One great thing about logistic regression, at least for those of us who are trying to learn how to use it, is that the predictor variables work exactly the same way as they do in linear regression.

Dummy coding, interactions, quadratic terms–they all work the same way.

### Dummy Coding

In pretty much every regression procedure in every stat software, the default way to code categorical variables is with dummy coding.

All dummy coding means is recoding the original categorical variable into a set of binary variables that have values of one and zero. You may find it helpful to think of these as yes/no variables for each category that indicate whether or not the original variable has that particular category value.

You need one variable for each category except one. The last category, known as the reference category, has a value of zero (no) on all the other dummy variables, so including a variable with a value of 1 (yes) for that one is redundant.

(Incidentally, if you were ever wondering what true, absolute multicollinearity looks like, go ahead and run the model with a dummy variable for that last category).

So in any regression model, the unstandardized coefficients for a dummy variable represent the difference in predicted values that variable’s category compared to the reference category.

### How Dummy Codes affect interpretation in Logistic Regression

In logistic regression, the odds ratios for a dummy variable is the factor of the odds that Y=1 within that category of X, compared to the odds that Y=1 within the reference category.

For example, let’s say you have an experiment with six conditions and a binary outcome: did the subject answer correctly or not.

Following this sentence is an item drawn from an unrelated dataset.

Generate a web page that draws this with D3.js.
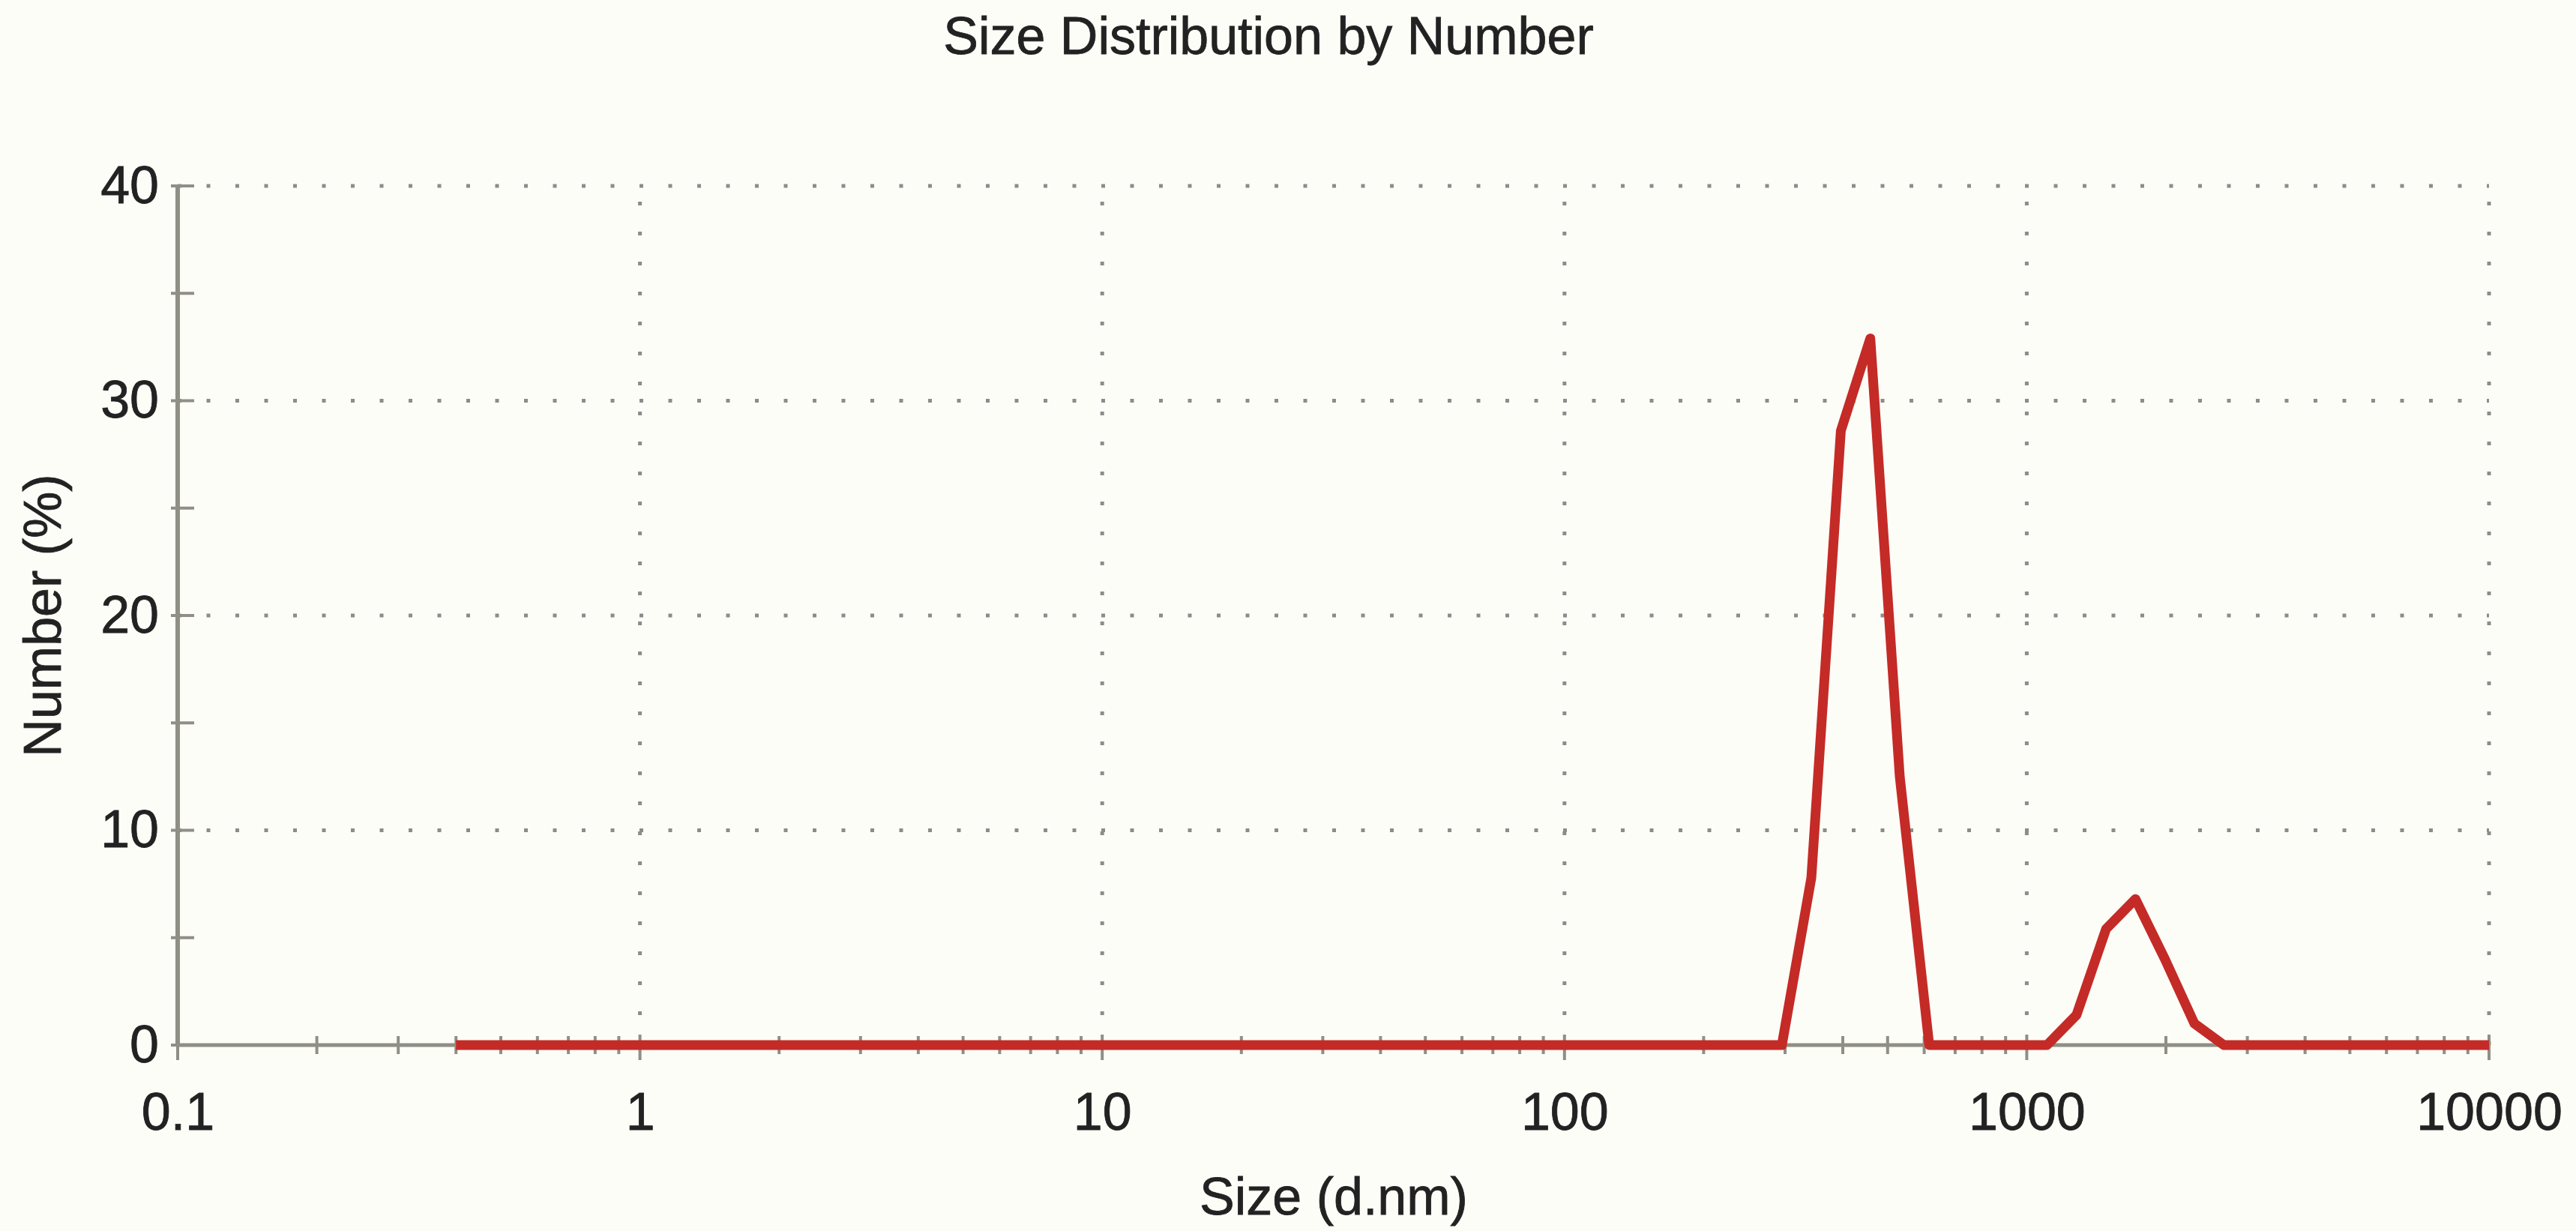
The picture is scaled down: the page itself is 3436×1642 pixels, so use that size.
<!DOCTYPE html>
<html>
<head>
<meta charset="utf-8">
<script src="https://cdn.jsdelivr.net/npm/d3@7"></script>
<style>
  body { margin: 0; background: #fdfdf8; }
  svg text { font-family: "Liberation Sans", Arial, sans-serif; fill: #222; stroke: #222; stroke-width: 0.8px; }
</style>
</head>
<body>
<div id="chart"></div>
<script>
// size classes (d.nm) of the instrument
var sizes = [0.4, 0.4632, 0.5365, 0.6213, 0.7195, 0.8332, 0.9649, 1.117, 1.294, 1.499,
  1.736, 2.010, 2.328, 2.696, 3.122, 3.615, 4.187, 4.849, 5.615, 6.503,
  7.531, 8.721, 10.10, 11.70, 13.54, 15.69, 18.17, 21.04, 24.36, 28.21,
  32.67, 37.84, 43.82, 50.75, 58.77, 68.06, 78.82, 91.28, 105.7, 122.4,
  141.8, 164.2, 190.1, 220.2, 255.0, 295.3, 342.0, 396.1, 458.7, 531.2,
  615.1, 712.4, 825.0, 955.4, 1106, 1281, 1484, 1718, 1990, 2305,
  2669, 3091, 3580, 4145, 4801, 5560, 6439, 7456, 8635, 10000];

// number (%) per class
var numbers = [0, 0, 0, 0, 0, 0, 0, 0, 0, 0,
  0, 0, 0, 0, 0, 0, 0, 0, 0, 0,
  0, 0, 0, 0, 0, 0, 0, 0, 0, 0,
  0, 0, 0, 0, 0, 0, 0, 0, 0, 0,
  0, 0, 0, 0, 0, 0, 7.8, 28.6, 32.9, 12.5,
  0, 0, 0, 0, 0, 1.4, 5.4, 6.8, 4.0, 1.0,
  0, 0, 0, 0, 0, 0, 0, 0, 0, 0];

var xTicks = [0.1, 1, 10, 100, 1000, 10000];
var xTickLabels = ['0.1', '1', '10', '100', '1000', '10000'];
var yTicks = [0, 10, 20, 30, 40];
var yMinorTicks = [5, 15, 25, 35];

var title = 'Size Distribution by Number',
    xTitle = 'Size (d.nm)',
    yTitle = 'Number (%)';

// layout
var width = 3436,
    height = 1642,
    plotLeft = 237,
    plotRight = 3320,
    plotTop = 248,
    plotBottom = 1394,
    fontSize = 70,
    lineColor = '#c42b27',
    gridColor = '#8c8c8c',
    axisColor = '#8f8f86';

var svg = d3.select('#chart').append('svg')
  .attr('width', width)
  .attr('height', height);

svg.append('rect')
  .attr('width', width)
  .attr('height', height)
  .attr('fill', '#fdfdf8');

var x = d3.scaleLog().domain([0.1, 10000]).range([plotLeft, plotRight]);
var y = d3.scaleLinear().domain([0, 40]).range([plotBottom, plotTop]);

// dotted grid
var grid = svg.append('g').attr('class', 'grid');
grid.selectAll('line.h')
  .data(yTicks.filter(function(d){ return d > 0; }))
  .enter().append('line')
  .attr('x1', plotLeft).attr('x2', plotRight)
  .attr('y1', function(d){ return y(d); })
  .attr('y2', function(d){ return y(d); })
  .attr('stroke', gridColor)
  .attr('stroke-width', 5)
  .attr('stroke-dasharray', '5,33.5');

grid.selectAll('line.v')
  .data(xTicks.slice(1))
  .enter().append('line')
  .attr('x1', function(d){ return x(d); })
  .attr('x2', function(d){ return x(d); })
  .attr('y1', plotBottom).attr('y2', plotTop)
  .attr('stroke', gridColor)
  .attr('stroke-width', 5)
  .attr('stroke-dasharray', '5,35');

// x axis (labels through d3 axis, ticks drawn crossing the line)
var xAxis = svg.append('g')
  .attr('transform', 'translate(0,' + plotBottom + ')')
  .call(d3.axisBottom(x).tickValues(xTicks)
    .tickFormat(function(d, i){ return xTickLabels[i]; })
    .tickSize(0).tickPadding(63));
xAxis.select('.domain').remove();
xAxis.selectAll('text')
  .style('font-size', fontSize + 'px')
  .attr('fill', '#222');

var minorX = [];
for (var dec = 0; dec < xTicks.length - 1; dec++) {
  for (var m = 2; m <= 9; m++) minorX.push(xTicks[dec] * m);
}

svg.append('line')
  .attr('x1', plotLeft).attr('x2', plotRight)
  .attr('y1', plotBottom).attr('y2', plotBottom)
  .attr('stroke', axisColor)
  .attr('stroke-width', 5);

svg.append('g').selectAll('line')
  .data(minorX)
  .enter().append('line')
  .attr('x1', function(d){ return x(d); })
  .attr('x2', function(d){ return x(d); })
  .attr('y1', plotBottom - 12).attr('y2', plotBottom + 12)
  .attr('stroke', axisColor)
  .attr('stroke-width', 4);

svg.append('g').selectAll('line')
  .data(xTicks)
  .enter().append('line')
  .attr('x1', function(d){ return x(d); })
  .attr('x2', function(d){ return x(d); })
  .attr('y1', plotBottom - 14).attr('y2', plotBottom + 20)
  .attr('stroke', axisColor)
  .attr('stroke-width', 4);

// y axis
var yAxis = svg.append('g')
  .attr('transform', 'translate(' + plotLeft + ',0)')
  .call(d3.axisLeft(y).tickValues(yTicks).tickSize(0).tickPadding(25));
yAxis.select('.domain').remove();
yAxis.selectAll('text')
  .style('font-size', fontSize + 'px')
  .attr('fill', '#222');

svg.append('line')
  .attr('x1', plotLeft).attr('x2', plotLeft)
  .attr('y1', plotTop).attr('y2', plotBottom)
  .attr('stroke', axisColor)
  .attr('stroke-width', 6);

svg.append('g').selectAll('line')
  .data(yTicks.concat(yMinorTicks))
  .enter().append('line')
  .attr('x1', plotLeft - 9).attr('x2', plotLeft + 22)
  .attr('y1', function(d){ return y(d); })
  .attr('y2', function(d){ return y(d); })
  .attr('stroke', axisColor)
  .attr('stroke-width', 4);

// distribution line
var points = sizes.map(function(s, i){ return {size: s, value: numbers[i]}; });
var line = d3.line()
  .x(function(d){ return x(d.size); })
  .y(function(d){ return y(d.value); });

svg.append('path')
  .datum(points)
  .attr('d', line)
  .attr('fill', 'none')
  .attr('stroke', lineColor)
  .attr('stroke-width', 13)
  .attr('stroke-linejoin', 'round');

// titles
svg.append('text')
  .attr('x', 1692)
  .attr('y', 72)
  .attr('text-anchor', 'middle')
  .style('font-size', fontSize + 'px')
  .text(title);

svg.append('text')
  .attr('x', 1779)
  .attr('y', 1620)
  .attr('text-anchor', 'middle')
  .style('font-size', fontSize + 'px')
  .text(xTitle);

svg.append('text')
  .attr('transform', 'translate(81,821) rotate(-90)')
  .attr('text-anchor', 'middle')
  .style('font-size', fontSize + 'px')
  .text(yTitle);
</script>
</body>
</html>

You need to control for a number of covariates, so you can’t just use a chi-square test.

Because there are six conditions, you’ll need 5 dummy variables. The first indicates whether the subject was in condition 1 or not; the second whether the subject was in condition 2 or not, etc. We don’t need a dummy variable for condition 6, since everyone in condition 6 has a 0 (no) on all Condition 1-5 dummy variables.

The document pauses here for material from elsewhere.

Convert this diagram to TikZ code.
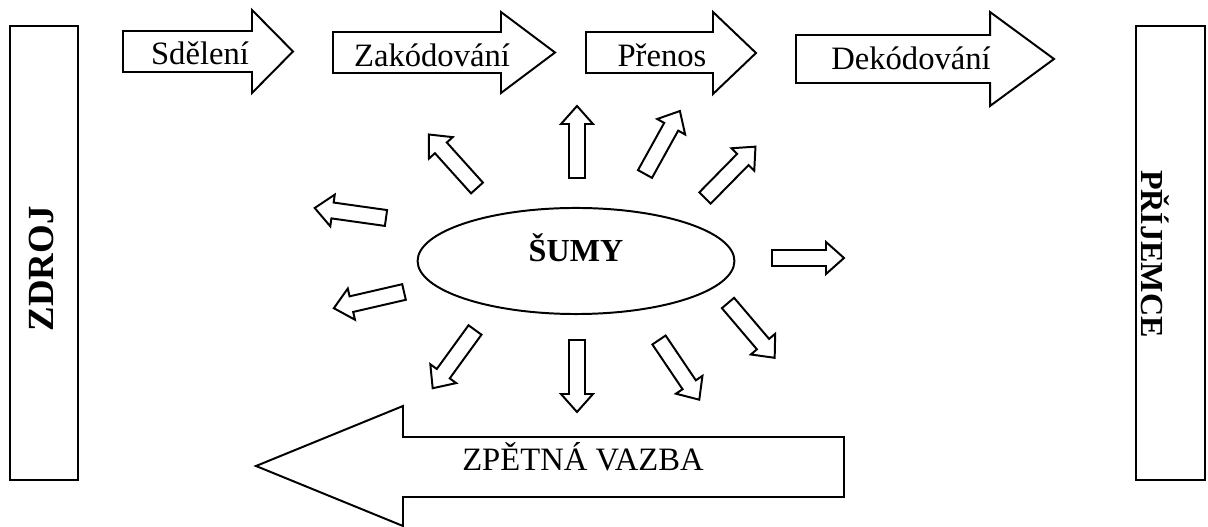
\documentclass[tikz,border=0pt]{standalone}
\usepackage{fontspec}
\setmainfont{Liberation Serif}
\usepackage{tikz}
\usetikzlibrary{shapes.geometric}

\begin{document}
\begin{tikzpicture}[x=0.38pt, y=-0.38pt, line width=0.75pt,
    txt/.style={anchor=base, inner sep=0pt, font=\fontsize{12.4}{14}\selectfont},
    bold/.style={inner sep=0pt, font=\fontsize{12.2}{14}\selectfont\bfseries}]

      \useasboundingbox (0,0) rectangle (1208,527);

      % zdroj a prijemce
      \draw (10,26) rectangle (78,480);
      \node [bold, rotate=90, font=\fontsize{14}{16}\selectfont\bfseries] (zdroj) at (41,269) {ZDROJ};
      \draw (1136,26) rectangle (1205,480);
      \node [bold, rotate=-90] (prijemce) at (1155,254) {PŘÍJEMCE};

      % sipky nahore
      \draw (123,31) -- (252,31) -- (252,10) -- (293,51.5) -- (252,93) -- (252,72) -- (123,72) -- cycle;
      \node [txt] (sdeleni) at (200,65) {Sdělení};
      \draw (333,32) -- (501,32) -- (501,12) -- (555,52.5) -- (501,93) -- (501,73) -- (333,73) -- cycle;
      \node [txt] (zakodovani) at (432,67) {Zakódování};
      \draw (586,32) -- (713,32) -- (713,12) -- (756,53) -- (713,94) -- (713,73) -- (586,73) -- cycle;
      \node [txt] (prenos) at (662,67) {Přenos};
      \draw (796,35) -- (990,35) -- (990,12) -- (1054,59) -- (990,106) -- (990,83) -- (796,83) -- cycle;
      \node [txt] (dekodovani) at (911,70) {Dekódování};

      % zpetna vazba
      \draw (844,437) -- (403,437) -- (403,406) -- (256,466) -- (403,526) -- (403,497) -- (844,497) -- cycle;
      \node [txt] (zpetna) at (583,471) {ZPĚTNÁ VAZBA};

      % sumy
      \node [ellipse, draw, minimum width=120.4pt, minimum height=40.3pt] (sumy) at (576,261) {};
      \node [bold, anchor=base] (sumytext) at (576,262) {ŠUMY};
      \foreach \px/\py/\ang in {477/188/132, 386/218/172, 577/178/90, 645/174/61, 705/198/45.5,
          772/258/0, 728/303/-49.6, 659/340/-56, 577/340/-90, 475/330/-126, 404/292/193}
        \draw [shift={(\px,\py)}, rotate=\ang] (0,-8) -- (54,-8) -- (54,-16) -- (72,0) -- (54,16) -- (54,8) -- (0,8) -- cycle;
\end{tikzpicture}
\end{document}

So the odds ratio for condition 1 is a ratio of the odds of answering correctly in condition 1 compared to the odds of answering correctly in condition 6. The odds ratio for condition 2 is the ratio of the odds of answering correctly in condition 2 compared to condition 6.

This way of coding works especially well if condition 6 is the control condition.

{ 2 comments… read them below or add one }

Very informative and rather easy to understand. Though, have the same question as Dina- how to read he non significant values?

Hi karen,

I want to ask you about condition that all of the dummy variables are not significant. How do i do to interprate that condition? Can i say that all of them are not significant or what should i say that?

Thank you